En la madrugada del jueves, una réplica del sismo que se vivió desde el 19 de septiembre dejó dos fallecidos en la Ciudad de México: una mujer en la colonia Doctores que resbaló tratando de evacuar la frágil vivienda en que habitaba y un hombre al que, en el momento de escuchar la alerta, le dio un infarto inminente.

Ninguna de las dos muertes estuvo relacionada a los protocolos de protección civil que ordenan evacuar inmediatamente, al toque de alerta. Tampoco murieron porque algún poste caído, cable de luz expuesto, explosión de gas o mucho menos un derrumbe. Murieron porque nadie ha brindado contención emocional terapéutica a los ciudadanos capitalinos.

La salud mental ha sido abandonada al privilegio de los que se toman muy en serio sus episodios traumáticos y de quienes tienen recursos para sufragar terapias. El grueso de los damnificados emocionales, aquellos que van perdiendo la paz conforme se multiplican los eventos sísmicos del país no existen en la estadística y mucho menos en la política pública.

Algunos grupos que reciben contención emocional son víctimas reconocidas en la ley como tal, los que se han presentado a denunciar. En el caso de menores, el DIF puede dar terapias psicológicas a costos relativamente bajos, como doscientos pesos (10 dlls) por sesión. El principal problema es que aún no hemos normalizado el acceso a la salud mental como una medicina básica para que nuestros cuerpos (y nuestras sociedades) funcionen bien.

Por décadas se ha pensado que únicamente los que están “traumados”, “locos” o “desencajados” son quienes deben ir a terapia, y se les mira así, con el estigma que cargan injustamente las personas neurodivergentes.

Probablemente, ese estigma discriminatorio y las ideas confusas sobre la terapia sea el motivo por el que pocos se atreven a buscar ayuda para enfrentar los momentos más oscuros. De hecho, hasta que no enfrenté muertes cercanas, no supe de la existencia de tanatólogos. Pero ir al psicoterapeuta debería de ser tan usual como ir al dentista o al médico general y ante episodios traumáticos para toda una población, sea por derrumbes, pérdidas, recuerdos de terremotos anteriores o simple pánico, la terapia tendría que existir como una medida promovida desde los gobiernos.

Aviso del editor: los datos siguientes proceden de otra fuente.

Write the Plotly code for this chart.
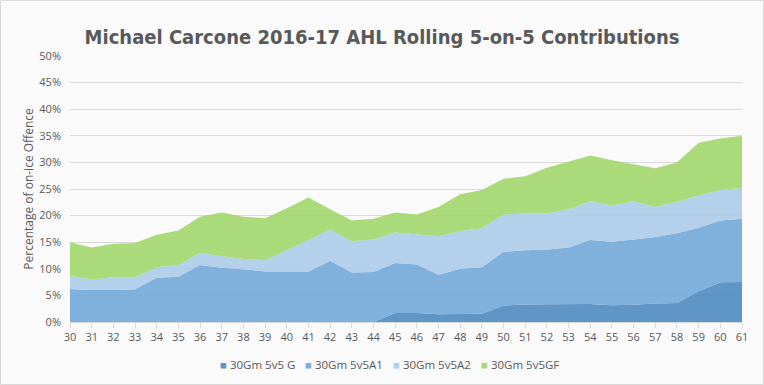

Ojalá que la Jefa de Gobierno, Claudia Sheinbaum, logre poner el ejemplo echando a andar ciclos de terapias grupales en colonias afectadas que bien pueden ser realizadas en los FAROS o en las LUNAS que han multiplicado su presencia en la Ciudad de México. Sería muy positivo que, al mismo tiempo, al buen Pepe Merino echara manos de la Agencia de Datos para compartirnos cuáles son las colonias con mayor incidencia de ataques de pánico y ansiedad.

Milito en la idea de que los gobiernos neoliberales existen para cuidar la propiedad y los gobiernos populares tienen que existir para cuidar al pueblo. Atender las crisis nerviosas y la ansiedad que provocan los sismos puede ser un camino a normalizar la salud mental como un derecho básico incluido en el derecho a la salud. Morir de miedo nunca tendría que ser un final aceptable.